The Writer of "Communications with the Unseen World."
Ennui (Vol. vii., p. 478.).—
"Cleland (voc. 165.) has, with his usual sagacity, and with a great deal of trouble, as he himself acknowledges, traced out the true meaning and derivation of this word: for after he had long despaired of discovering the origin of it, mere chance, he says, offered to him what he took to be the genuine one: 'In an old French book I met,' says he, 'with a passage where the author, speaking of a company that had sat up late, makes use of this expression, "l'ennuit les avoit gagnés," by the context of which it was plain he meant, that the common influence of the night, in bringing on heaviness and yawning, had come upon them. The proper sense is totally antiquated, but the figurative remains in full currency to this day."—Lemon's Etymological Dictionary.
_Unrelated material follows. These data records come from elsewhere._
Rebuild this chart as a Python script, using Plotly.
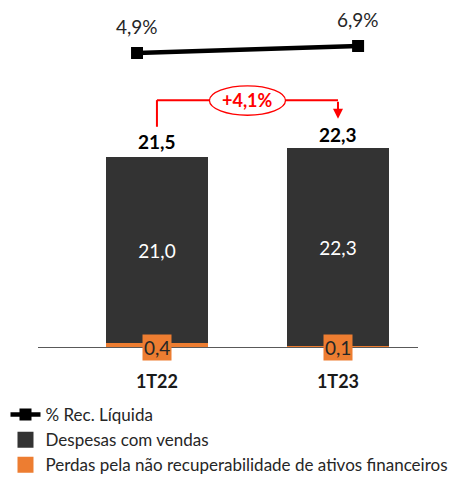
import plotly.graph_objects as go

# Valores (R$ milhões) e % da receita líquida
categorias = ["1T22", "1T23"]
despesas_vendas = [21.0, 22.3]
perdas_ativos = [0.4, 0.1]
totais = [21.5, 22.3]
pct_rec_liquida = [4.9, 6.9]
variacao_pct = 4.1

ESCURO = "#333333"
LARANJA = "#ED7D31"
VERMELHO = "#FF0000"
TEXTO = "#262626"
FONTE = "Lato"

W, H = 458, 479
BASE_PX = 347          # posição vertical da linha de base das barras
PX_POR_UNID = 8.88     # escala das barras


def br(v, suf=""):
    return f"{v:.1f}".replace(".", ",") + suf


fig = go.Figure()

# Barras empilhadas: perdas na base, despesas por cima
fig.add_bar(x=categorias, y=perdas_ativos, marker=dict(color=LARANJA, line_width=0),
            width=0.56, showlegend=False, hoverinfo="skip")
fig.add_bar(x=categorias, y=despesas_vendas, marker=dict(color=ESCURO, line_width=0),
            width=0.56, text=[br(v) for v in despesas_vendas], textposition="inside",
            insidetextanchor="middle", textangle=0,
            textfont=dict(color="white", size=19, family=FONTE),
            showlegend=False, hoverinfo="skip")

# Linha do % sobre a receita líquida
fig.add_scatter(x=categorias, y=pct_rec_liquida, xaxis="x2", yaxis="y2",
                mode="lines+markers", line=dict(color="black", width=4.5),
                marker=dict(symbol="square", size=12, color="black"),
                name="% Rec. Líquida", legendrank=1, legendgroup="a")

# Entradas de legenda das barras
fig.add_scatter(x=[None], y=[None], mode="markers",
                marker=dict(symbol="square", size=20, color=ESCURO),
                name="Despesas com vendas", legendrank=2, legendgroup="b")
fig.add_scatter(x=[None], y=[None], mode="markers",
                marker=dict(symbol="square", size=20, color=LARANJA),
                name="Perdas pela não recuperabilidade de ativos financeiros",
                legendrank=3, legendgroup="c")

anots = []
for i, c in enumerate(categorias):
    # total acima da barra
    anots.append(dict(x=i, y=totais[i], xref="x", yref="y", text=f"<b>{br(totais[i])}</b>",
                      yanchor="bottom", yshift=1, showarrow=False,
                      font=dict(size=19, color="black", family=FONTE)))
    # rótulo das perdas na linha de base
    anots.append(dict(x=i, y=0, xref="x", yref="y", text=br(perdas_ativos[i]),
                      yanchor="middle", showarrow=False, bgcolor=LARANJA, borderpad=1,
                      font=dict(size=19, color=TEXTO, family=FONTE)))
    # rótulo do %
    anots.append(dict(x=i, y=pct_rec_liquida[i], xref="x2", yref="y2",
                      text=br(pct_rec_liquida[i], "%"), yanchor="middle", yshift=26,
                      showarrow=False, font=dict(size=19, color=TEXTO, family=FONTE)))

# Chave de variação entre os trimestres
nivel = max(totais) + 5.5
ini = totais[0] + 3.3
ponta = totais[1] + 3.4
shapes = [
    dict(type="line", xref="x", yref="y", x0=0, x1=0, y0=ini, y1=nivel,
         line=dict(color=VERMELHO, width=2)),
    dict(type="line", xref="x", yref="y", x0=0, x1=1, y0=nivel, y1=nivel,
         line=dict(color=VERMELHO, width=2)),
    dict(type="circle", xref="x", yref="y", x0=0.5 - 0.21, x1=0.5 + 0.21,
         y0=nivel - 1.7, y1=nivel + 1.6, fillcolor="white",
         line=dict(color=VERMELHO, width=1.3)),
]
anots.append(dict(x=1, y=ponta, ax=1, ay=nivel, xref="x", yref="y", axref="x", ayref="y",
                  text="", showarrow=True, arrowhead=2, arrowsize=1, arrowwidth=2,
                  arrowcolor=VERMELHO))
anots.append(dict(x=0.5, y=nivel, xref="x", yref="y",
                  text=f"<b>+{br(variacao_pct, '%')}</b>", showarrow=False,
                  font=dict(size=18, color=VERMELHO, family=FONTE)))

x_dom = [38 / W, 418 / W]
fig.update_layout(
    width=W, height=H, margin=dict(l=0, r=0, t=0, b=0, autoexpand=False),
    paper_bgcolor="white", plot_bgcolor="white",
    barmode="stack", bargap=0,
    font=dict(family=FONTE, color=TEXTO),
    xaxis=dict(domain=x_dom, type="category", range=[-0.657, 1.442],
               showline=True, linecolor="#595959", linewidth=1, ticks="",
               showgrid=False, tickvals=categorias,
               ticktext=[f"<b>{c}</b>" for c in categorias],
               tickfont=dict(size=18, color="#1a1a1a", family=FONTE),
               ticklabelstandoff=18),
    yaxis=dict(domain=[1 - BASE_PX / H, 1], range=[0, BASE_PX / PX_POR_UNID],
               visible=False),
    xaxis2=dict(overlaying="x", type="category", range=[-0.448, 1.271], visible=False),
    yaxis2=dict(overlaying="y", range=[-79.1, 20.04], visible=False),
    legend=dict(x=0.012, y=1 - 397 / H, xanchor="left", yanchor="top",
                orientation="v", traceorder="normal", tracegroupgap=8,
                bgcolor="rgba(0,0,0,0)", font=dict(size=17, color=TEXTO, family=FONTE)),
    shapes=shapes, annotations=anots,
)

fig.write_html("out.html")
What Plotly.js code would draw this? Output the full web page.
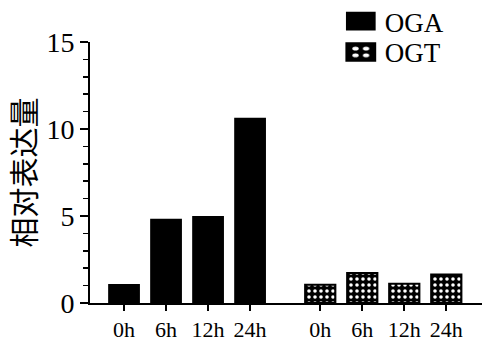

The true synonym of ennui seem to be tædium, which appears to have the same relation to tædo, a torch, as ennui to nuit.
B. H. C.
"Qui facit per alium, facit per se," &c. (Vol. vii., p. 488.).—This maxim is found in the following form in the Regulæ Juris, subjoined to the 6th Book of the Decretals, Reg. lxxii.: "Qui facit per alium, est perinde ac si faciat per seipsum."
J. B.
Vincent Family (Vol. vii., pp. 501. 586.).—The Memoir of Augustine Vincent, referred to by Mr. Martin, was written by the late Sir N. Harris Nicolas, and published by Pickering in 1827, crown 8vo. Shortly after its publication, a few pages of Addenda were printed in consequence of some information communicated by the Rev. Joseph Hunter, respecting the descendants of Augustine Vincent. At that time Francis Offley Edmunds, Esq., of Westborough, was his representative.
G.
Judge Smith (Vol. vii., pp. 463. 508.).—I am well acquainted with the monumental inscriptions in Chesterfield Church, but I do not recollect one to the memory of Judge Smith.